Opening with ‘Snake Eyes’ from their third and latest album, Wilder Mind, where the tweed-clad clan once stood, now there is a band playing rock, with all the conventional aesthetics.
In black skinny jeans and a black shirt, Marcus Mumford fully embodies the typical frontman, in a Coldplay dynamic which seems to be present for the vast majority of the two-hour set.
‘Snake Eyes’ is not a dramatic opener. Indeed, friends continue their pre-gig swigs and conversations until smash-hit ‘Little Lion Man’ fixates the crowd into a sing-a long frenzy and the band seem as strong in their folk delivery as they’ve always been.
The brilliantly distinctive roar of Mumford’s vocals continue with the lyrically expressive ‘White Blank Page’, but only for excitement to diminish as the band revert back to performing their seemingly less popular material. Even latest favourites ‘Tompkins Square Park’ and ‘Believe’ don’t go down with quite the same enthusiasm as early tracks.
The show doesn’t really seem as though it’s truly started until past midway through with ‘The Cave’.
There no denying that the band demonstrate versatility – Mumford pulls up a stool at a drum kit for several songs – though they may be struggling with an identity crisis.
Wilder Mind tracks are fuelled by Mumford’s bravado, but received with laughter; during ‘Ditmas’ the lead is seen flare in hand among the crowd before partaking in some distinctly amateur crowd-surfing, rolling back to the stage to the sound of cheer and applause. But this is very much irony-filled.
The band’s feisty demeanour continues even into ‘Dust Bowl Dance’; possibly one of the set’s highlights if it didn’t appear so try-hard.
We’re led to feel bad for a band who, once mocked for their clean, over-polished faux-folk style, now have their authenticity as a rock group mocked too; but there is absolutely no doubt to which they are better suited.
This is re-affirmed during the first encore, where the foursome move to a smaller, more central stage for the acoustic ‘Timshel’ and ‘Sister’. Harmonies are utterly pitch-perfect and completely chilling as the band gather round a sole mic.
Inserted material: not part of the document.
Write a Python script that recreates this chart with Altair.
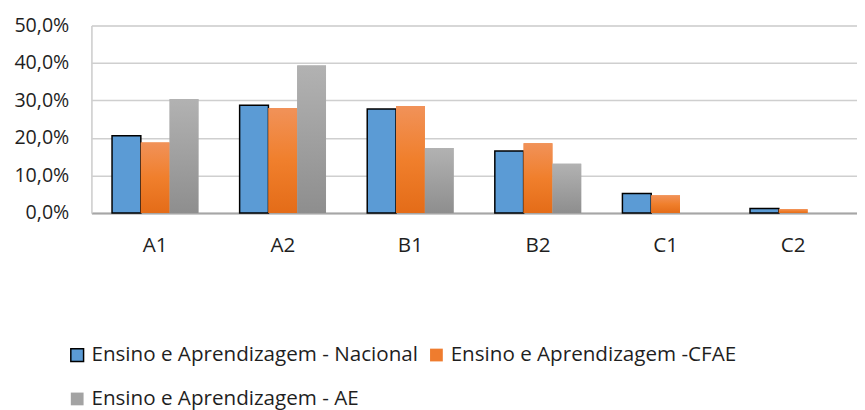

We see a glimpse of what the band first were, and it’s all rather bromantic.
Although their new electrified material seems less rehearsed and at times more raw, the switching between electric and acoustic-folk is like watching the sets of two very different bands – one which the crowd adore and relish with every lyric, and another they enjoy casually over a pint and a chat.